Men have been twice as likely as women to fall victim to online blackmail since the start of the COVID-19 pandemic, a study published Monday by the journal Victims & Offenders found.

This includes threats to publish explicit photos, videos and personal information, the researchers said.

Young people, Black and Native American women, and LGBTQ individuals also were at higher risk for being victims of this form of cyber-crime called “sextortion,” the data showed.

“Recent research has highlighted gender disparities in unpaid care work and household-related work since the start of the pandemic,” co-author Asia Eaton said in a press release.

“It is possible that men had more time to spend online than women during the pandemic,” said Eaton, an associate professor of psychology at Florida International University in Miami.

The findings are based on a survey of more than 2,000 adults in the United States conducted in 2020 and 2021, during the height of the COVID-19 pandemic, Eaton and her colleagues said.

Sextortion is a form of extortion in which the blackmailer threatens to publish explicit, private images or videos online unless their demands are met, according to the Federal Bureau of Investigation.

The blackmailer often is a current or former partner, but they also can be a stranger who has hacked into a victim’s online photos or webcam or an online dating scammer, the law enforcement agency says.

Reports of sextortion to the FBI rose during the pandemic, when many people remained home due to work and school closures and turned to online social platforms, particularly among teens.

The researchers asked 2,006 survey respondents if they had ever been a victim of sextortion, defined as “the act of threatening to expose a nude or sexually explicit image” in exchange for payment or sex acts.

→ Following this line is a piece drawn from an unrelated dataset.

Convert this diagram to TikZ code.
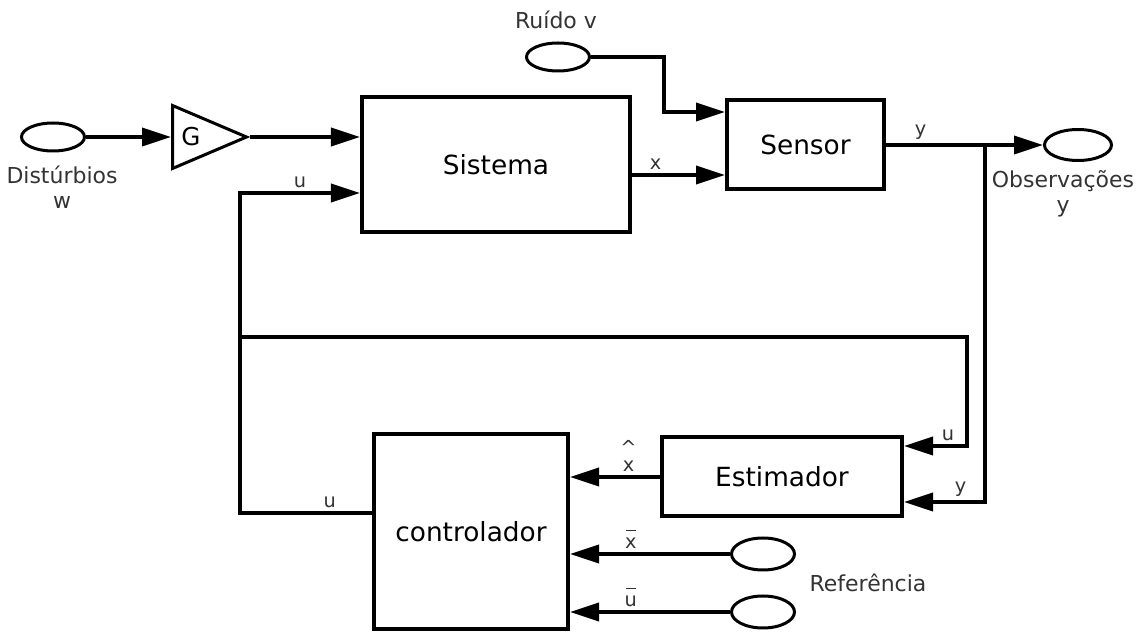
\documentclass[tikz,border=0pt]{standalone}
\usepackage{fontspec}
\setmainfont{DejaVu Sans}
\usetikzlibrary{arrows.meta,shapes.geometric}

\begin{document}
\begin{tikzpicture}[
  x=0.2mm, y=-0.2mm,
  >={Triangle[length=5.8mm,width=3.6mm]},
  block/.style={rectangle,draw,line width=0.8mm,inner sep=0pt,font=\fontsize{15}{18}\selectfont},
  port/.style={ellipse,draw,line width=0.6mm,minimum width=12.6mm,minimum height=5.6mm,inner sep=0pt},
  gain/.style={isosceles triangle,isosceles triangle stretches,draw,line width=0.6mm,minimum width=12.6mm,minimum height=14.8mm,inner sep=0pt},
  conn/.style={->,line width=0.7mm},
  vlab/.style={font=\fontsize{11}{10}\selectfont,text=black!80,inner sep=2pt,align=center},
  tlab/.style={font=\fontsize{12.5}{14.2}\selectfont,text=black!80,align=center}
]
  \useasboundingbox (0,0) rectangle (1138,632);

  \node[port] (dw) at (53,137) {};
  \node[tlab] (dwl) at (62,187) {Distúrbios\\w};
  \node[gain,anchor=west] (g) at (171,137) {};
  \node[font=\fontsize{14}{16}\selectfont] (gl) at (191,137) {G};
  \node[block,minimum width=53.6mm,minimum height=27mm] (sis) at (496,164.5) {Sistema};
  \node[port] (rv) at (558,57) {};
  \node[tlab] (rvl) at (556,20) {Ruído v};
  \node[block,minimum width=31.4mm,minimum height=17.8mm] (sen) at (805.5,145) {Sensor};
  \node[port,minimum width=13.4mm,minimum height=6.2mm] (obs) at (1078,145) {};
  \node[tlab] (obsl) at (1063,194) {Observações\\y};
  \node[block,minimum width=48mm,minimum height=15.8mm] (est) at (782,477) {Estimador};
  \node[block,minimum width=38.8mm,minimum height=39mm] (ctl) at (471,532) {controlador};
  \node[port,minimum height=6.4mm] (rx) at (763,554) {};
  \node[port,minimum height=6.4mm] (ru) at (763,612) {};
  \node[tlab] (refl) at (868,583) {Referência};

  \coordinate (uL) at (240,513);
  \coordinate (uT) at (240,193);
  \coordinate (uJ) at (240,337);
  \coordinate (uR) at (967,337);
  \coordinate (uE) at (967,446);
  \coordinate (yJ) at (985,145);
  \coordinate (yE) at (985,502);
  \coordinate (nv) at (664,112);
  \coordinate (xs) at (630,175);

  \draw[conn] (dw.east) -- (g.west);
  \draw[conn] (g.apex) -- (g.apex -| sis.west);
  \draw[conn] (rv.east) -| (nv) -- (nv -| sen.west);
  \draw[conn] (xs) -- node[vlab,above,pos=.27] {x} (xs -| sen.west);
  \draw[conn] (sen.east) -- node[vlab,above,pos=.22] {y} (obs.west);
  \draw[conn] (ctl.west |- uL) -- node[vlab,above,pos=.32] {u} (uL) -- (uT)
    -- node[vlab,above] {u} (uT -| sis.west);
  \draw[conn] (uJ) -- (uR) -- (uE) -- node[vlab,above,pos=.3] {u} (uE -| est.east);
  \draw[conn] (yJ) -- (yE) -- node[vlab,above,pos=.3] {y} (yE -| est.east);
  \draw[conn] (est.west) -- node[vlab,above,pos=.35] {\^{}\\x} (est.west -| ctl.east);
  \draw[conn] (rx.west) -- node[vlab,above,pos=.62] {\rule{0.5em}{0.5pt}\\x} (rx.west -| ctl.east);
  \draw[conn] (ru.west) -- node[vlab,above,pos=.62] {\rule{0.5em}{0.5pt}\\u} (ru.west -| ctl.east);
\end{tikzpicture}
\end{document}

Of male respondents, 4.5% said they had experienced sextortion since the start of the pandemic, compared to 2.3% of women, the data showed.

Black and Native American women were around seven times more likely to be victims of sextortion than White women, the researchers said.

LGBTQ respondents had an up to three-fold higher risk for being victims of sextortion compared with heterosexual individuals, according to the researchers.

More than 5% of respondents ages 18 to 29 years reported being victims of sextortion, compared with 4% of those ages 30 to 40 years and 3% of those ages 41 to 64 years, the data showed.

Respondents who were victims of sexual violence by a partner before the pandemic were up to 17% more likely to experience sextortion during the pandemic, the researchers said.

Sextortion was most commonly perpetrated by strangers and romantic partners, both current and former, they said.

“Sex education programs that teach about consent, pleasure and healthy relationship communication and decision-making may reduce both in-person and technology-facilitated sexual violence,” Eaton said.